The TU/e offers academic education that is driven by fundamental and applied research. We combine scientific curiosity with a hands-on mentality. Our educational philosophy is based on personal attention and room for individual ambitions and talents. Our research meets the highest international standards of quality. We push the limits of science, which puts us at the forefront of rapidly emerging areas of research.

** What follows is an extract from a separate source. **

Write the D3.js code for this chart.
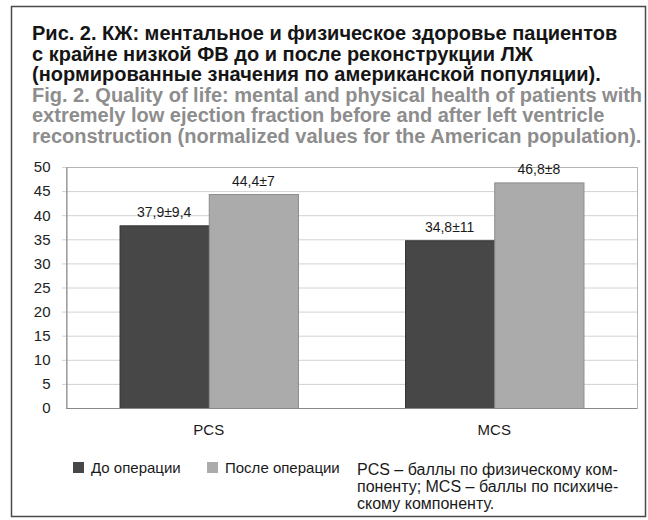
<!DOCTYPE html>
<html>
<head>
<meta charset="utf-8">
<script src="https://cdn.jsdelivr.net/npm/d3@7/dist/d3.min.js"></script>
<style>
  body { margin: 0; background: #fff; }
  svg text { font-family: "Liberation Sans", Arial, sans-serif; }
</style>
</head>
<body>
<svg id="chart" width="648" height="520"></svg>
<script>
// data
var categories = ["PCS", "MCS"];
var seriesNames = ["До операции", "После операции"];
var before = [37.9, 34.8];
var after = [44.4, 46.8];
var beforeLabels = ["37,9±9,4", "34,8±11"];
var afterLabels = ["44,4±7", "46,8±8"];
var yTicks = [0, 5, 10, 15, 20, 25, 30, 35, 40, 45, 50];

var titleRu = [
    "Рис. 2. КЖ: ментальное и физическое здоровье пациентов",
    "с крайне низкой ФВ до и после реконструкции ЛЖ",
    "(нормированные значения по американской популяции)."
];
var titleEn = [
    "Fig. 2. Quality of life: mental and physical health of patients with",
    "extremely low ejection fraction before and after left ventricle",
    "reconstruction (normalized values for the American population)."
];
var footnote = [
    "PCS – баллы по физическому ком-",
    "поненту; MCS – баллы по психиче-",
    "скому компоненту."
];

var colors = ["#474747", "#ababab"];
var strokes = ["#333333", "#8c8c8c"];

var svg = d3.select("#chart");

// outer frame
svg.append("rect")
    .attr("x", 11.5).attr("y", 6.5)
    .attr("width", 634).attr("height", 510)
    .attr("fill", "none")
    .attr("stroke", "#4a4a4a")
    .attr("stroke-width", 1.5);

// caption
titleRu.forEach(function(t, i) {
    svg.append("text")
        .attr("x", 32).attr("y", 40 + i * 20.6)
        .attr("font-size", 20).attr("font-weight", "bold")
        .attr("fill", "#151515")
        .text(t);
});
titleEn.forEach(function(t, i) {
    svg.append("text")
        .attr("x", 32).attr("y", 40 + (i + 3) * 20.6)
        .attr("font-size", 20).attr("font-weight", "bold")
        .attr("fill", "#8d8d8d")
        .text(t);
});

// plot area
var plotLeft = 66, plotRight = 637, plotTop = 167, plotBottom = 408;

var y = d3.scaleLinear().domain([0, 50]).range([plotBottom, plotTop]);
var x0 = d3.scaleBand().domain(categories).range([plotLeft, plotRight]);
var x1 = d3.scaleBand().domain([0, 1]).range([0, x0.bandwidth()]).paddingOuter(0.6);

// grid
svg.append("g")
    .selectAll("line")
    .data(yTicks.filter(function(d) { return d > 0; }))
    .join("line")
    .attr("x1", plotLeft - 4).attr("x2", plotRight)
    .attr("y1", function(d) { return y(d) + 0.5; })
    .attr("y2", function(d) { return y(d) + 0.5; })
    .attr("stroke", "#d2d2d2");

// plot frame
svg.append("rect")
    .attr("x", plotLeft + 0.5).attr("y", plotTop + 0.5)
    .attr("width", plotRight - plotLeft).attr("height", plotBottom - plotTop)
    .attr("fill", "none")
    .attr("stroke", "#b4b4b4");

// y axis
var yAxis = svg.append("g")
    .attr("transform", "translate(" + (plotLeft + 0.5) + ",0)")
    .call(d3.axisLeft(y).tickValues(yTicks).tickSize(0).tickPadding(16));
yAxis.select(".domain").attr("stroke", "#8a8a8a");
yAxis.selectAll("text")
    .attr("font-size", 15)
    .attr("fill", "#222")
    .style("font-family", "'Liberation Sans', Arial, sans-serif");

// bars
var groups = svg.append("g")
    .selectAll("g")
    .data(categories)
    .join("g")
    .attr("transform", function(d) { return "translate(" + x0(d) + ",0)"; });

groups.each(function(cat, ci) {
    var g = d3.select(this);
    var vals = [before[ci], after[ci]];
    var labs = [beforeLabels[ci], afterLabels[ci]];
    vals.forEach(function(v, si) {
        g.append("rect")
            .attr("x", x1(si) + 0.5)
            .attr("y", y(v) + 0.5)
            .attr("width", x1.bandwidth())
            .attr("height", y(0) - y(v))
            .attr("fill", colors[si])
            .attr("stroke", strokes[si]);
        g.append("text")
            .attr("x", x1(si) + x1.bandwidth() / 2)
            .attr("y", y(v) - 8)
            .attr("text-anchor", "middle")
            .attr("font-size", 14)
            .attr("fill", "#1a1a1a")
            .text(labs[si]);
    });
});

// x axis line
svg.append("line")
    .attr("x1", plotLeft).attr("x2", plotRight)
    .attr("y1", plotBottom + 0.5).attr("y2", plotBottom + 0.5)
    .attr("stroke", "#8a8a8a");

// category labels
svg.append("g")
    .selectAll("text")
    .data(categories)
    .join("text")
    .attr("x", function(d) { return x0(d) + x0.bandwidth() / 2; })
    .attr("y", 435)
    .attr("text-anchor", "middle")
    .attr("font-size", 15)
    .attr("fill", "#1a1a1a")
    .text(function(d) { return d; });

// legend
var legendX = [73, 207];
seriesNames.forEach(function(name, i) {
    svg.append("rect")
        .attr("x", legendX[i]).attr("y", 462)
        .attr("width", 11).attr("height", 11)
        .attr("fill", colors[i]);
    svg.append("text")
        .attr("x", legendX[i] + 18).attr("y", 473)
        .attr("font-size", 15)
        .attr("fill", "#1a1a1a")
        .text(name);
});

// footnote
footnote.forEach(function(t, i) {
    svg.append("text")
        .attr("x", 357).attr("y", 475 + i * 17)
        .attr("font-size", 16)
        .attr("fill", "#1a1a1a")
        .text(t);
});
</script>
</body>
</html>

• A master's degree (or an equivalent university degree) in Chemical Engineering, Chemistry, Materials Science, Applied Physics, or related disciplines.
• Prior experience dealing with porous electrodes, surface science, electrochemistry or electrochemical engineering would be appreciated but not mandatory.
• We are looking for a talented, motivated and enthusiastic researcher. Analytical skills, initiative and creativity are valuable properties.
• You are a naturally curious person who is eager to learn more and has a strong interest in research.
• Excellent written and oral communication skills in English are a prerequisite.
• We prefer candidates with a good team spirit, who like to work in an internationally oriented, social environment.

An interview, a scientific presentation and a writing assignment are part of the selection procedure.

• A meaningful job in a highly motivated team at a dynamic and ambitious University. The TU/e is located in one of the smartest regions of the world and part of the European technology hotspot 'Brainport Eindhoven'; well-known because of many high-tech industries and start-ups. A place to be for talented scientists!
• A full-time employment for four years, with an intermediate evaluation (go/no-go) after nine months.
• To develop your teaching skills, you will spend 10% of your employment on teaching tasks.
• To support you during your PhD and to prepare you for the rest of your career, you will make a Training and Supervision plan and you will have free access to a personal development program for PhD students (PROOF program).
• A gross monthly salary and benefits (such as a pension scheme, pregnancy and maternity leave, partially paid parental leave) in accordance with the Collective Labor Agreement for Dutch Universities.
• Additionally, an annual holiday allowance of 8% of the yearly salary, plus a year-end allowance of 8.3% of the annual salary.
• Should you come from abroad and comply with certain conditions, you can make use of the so-called '30% facility', which permits you not to pay tax on 30% of your salary.
• A broad package of fringe benefits, including an excellent technical infrastructure, moving expenses, and savings schemes.
• Family-friendly initiatives are in place, such as an international spouse program, and excellent on-campus children day care and sports facilities.